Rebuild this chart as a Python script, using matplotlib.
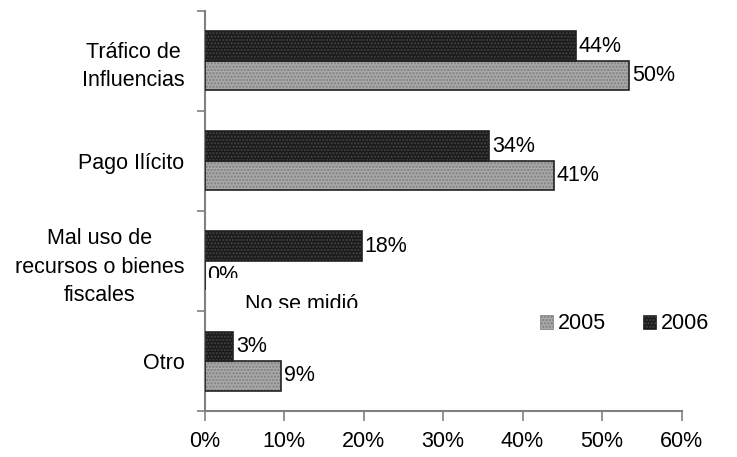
#!/usr/bin/env python3
# plot.py

import numpy as np
import matplotlib
matplotlib.use("Agg")
import matplotlib.pyplot as plt
from matplotlib.patches import Patch
from matplotlib.transforms import Bbox, TransformedBbox
from matplotlib.ticker import MultipleLocator, FixedLocator

plt.rcParams["font.family"] = ["Liberation Sans", "DejaVu Sans"]
plt.rcParams["hatch.linewidth"] = 0.5

categories = [
    "Tráfico de\nInfluencias",
    "Pago Ilícito",
    "Mal uso de\nrecursos o bienes\nfiscales",
    "Otro",
]
# bar lengths as drawn against the x axis (%)
bars_2006 = [46.7, 35.8, 19.8, 3.6]
bars_2005 = [53.4, 43.9, 0.0, 9.6]
# labels printed next to the bars
labels_2006 = ["44%", "34%", "18%", "3%"]
labels_2005 = ["50%", "41%", "0%", "9%"]
x_ticks = [0, 10, 20, 30, 40, 50, 60]

FS = 15.5
BAR_H = 0.295


def draw_bars(ax, y, widths, face, hatch_col):
    # fill with a fine dot texture, then the outline on top
    ax.barh(y, widths, height=BAR_H, color=face, edgecolor=hatch_col,
            hatch="ooooo", linewidth=0, zorder=2)
    ax.barh(y, widths, height=BAR_H, color="none", edgecolor="#222222",
            linewidth=1.2, zorder=3)


def clip_below(ax, text, y_max):
    # hide the part of a text that lies below y_max (data units)
    box = TransformedBbox(Bbox([[-5, -1], [65, y_max]]), ax.transData)
    text.set_clip_on(True)
    text.set_clip_box(box)


def main():
    fig = plt.figure(figsize=(7.37, 4.57), dpi=100)
    ax = fig.add_axes([0.2775, 0.1005, 0.6473, 0.876])

    y = np.arange(len(categories))
    y06 = y - BAR_H / 2
    y05 = y + BAR_H / 2
    draw_bars(ax, y06, bars_2006, "#1a1a1a", "#383838")
    draw_bars(ax, y05, bars_2005, "#a9a9a9", "#8a8a8a")

    ax.set_xlim(0, 60)
    ax.set_ylim(3.5, -0.5)

    for i in range(len(categories)):
        ax.text(bars_2006[i] + 0.35, y06[i], labels_2006[i], fontsize=FS,
                va="center", ha="left", zorder=4)
        t = ax.text(bars_2005[i] + 0.35, y05[i], labels_2005[i], fontsize=FS,
                    va="center", ha="left", zorder=4)
        if bars_2005[i] == 0:
            clip_below(ax, t, 2.167)

    t = ax.text(5.1, 2.44, "No se midió", fontsize=FS, va="center",
                ha="left", zorder=4)
    clip_below(ax, t, 2.47)

    # axes styling
    for side in ["top", "right"]:
        ax.spines[side].set_visible(False)
    ax.spines["left"].set_color("#808080")
    ax.spines["bottom"].set_color("#808080")
    ax.spines["left"].set_linewidth(1.5)
    ax.spines["bottom"].set_linewidth(1.5)

    ax.xaxis.set_major_locator(FixedLocator(x_ticks))
    ax.set_xticklabels([f"{v}%" for v in x_ticks], fontsize=FS)
    ax.tick_params(axis="x", length=7, width=1.2, color="#808080",
                   direction="out", pad=7)

    ax.yaxis.set_major_locator(FixedLocator(y))
    ax.set_yticklabels(categories, fontsize=FS)
    for lab in ax.get_yticklabels():
        lab.set_multialignment("center")
        lab.set_linespacing(1.45)
    ax.yaxis.set_minor_locator(MultipleLocator(1, offset=0.5))
    ax.tick_params(axis="y", which="major", length=0, pad=14.5)
    ax.tick_params(axis="y", which="minor", length=6, width=1.2,
                   color="#808080", direction="out")

    handles = [
        Patch(facecolor="#a9a9a9", edgecolor="#8a8a8a", hatch="ooooo",
              linewidth=0.6, label="2005"),
        Patch(facecolor="#1a1a1a", edgecolor="#383838", hatch="ooooo",
              linewidth=0.6, label="2006"),
    ]
    ax.legend(handles=handles, ncol=2, frameon=False, fontsize=FS,
              loc="center left", bbox_to_anchor=(0.703, 0.218),
              handlelength=0.6, handleheight=0.6, handletextpad=0.25,
              columnspacing=1.7, borderpad=0, borderaxespad=0)

    fig.savefig("out.png", dpi=100)


if __name__ == "__main__":
    main()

## Job
Your task is to return the lines above, from the first one up to and including the line containing "BAR_H = 0.295", minus any pictures.

## Solution for this problem
Rebuild this chart as a Python script, using matplotlib.
#!/usr/bin/env python3
# plot.py

import numpy as np
import matplotlib
matplotlib.use("Agg")
import matplotlib.pyplot as plt
from matplotlib.patches import Patch
from matplotlib.transforms import Bbox, TransformedBbox
from matplotlib.ticker import MultipleLocator, FixedLocator

plt.rcParams["font.family"] = ["Liberation Sans", "DejaVu Sans"]
plt.rcParams["hatch.linewidth"] = 0.5

categories = [
    "Tráfico de\nInfluencias",
    "Pago Ilícito",
    "Mal uso de\nrecursos o bienes\nfiscales",
    "Otro",
]
# bar lengths as drawn against the x axis (%)
bars_2006 = [46.7, 35.8, 19.8, 3.6]
bars_2005 = [53.4, 43.9, 0.0, 9.6]
# labels printed next to the bars
labels_2006 = ["44%", "34%", "18%", "3%"]
labels_2005 = ["50%", "41%", "0%", "9%"]
x_ticks = [0, 10, 20, 30, 40, 50, 60]

FS = 15.5
BAR_H = 0.295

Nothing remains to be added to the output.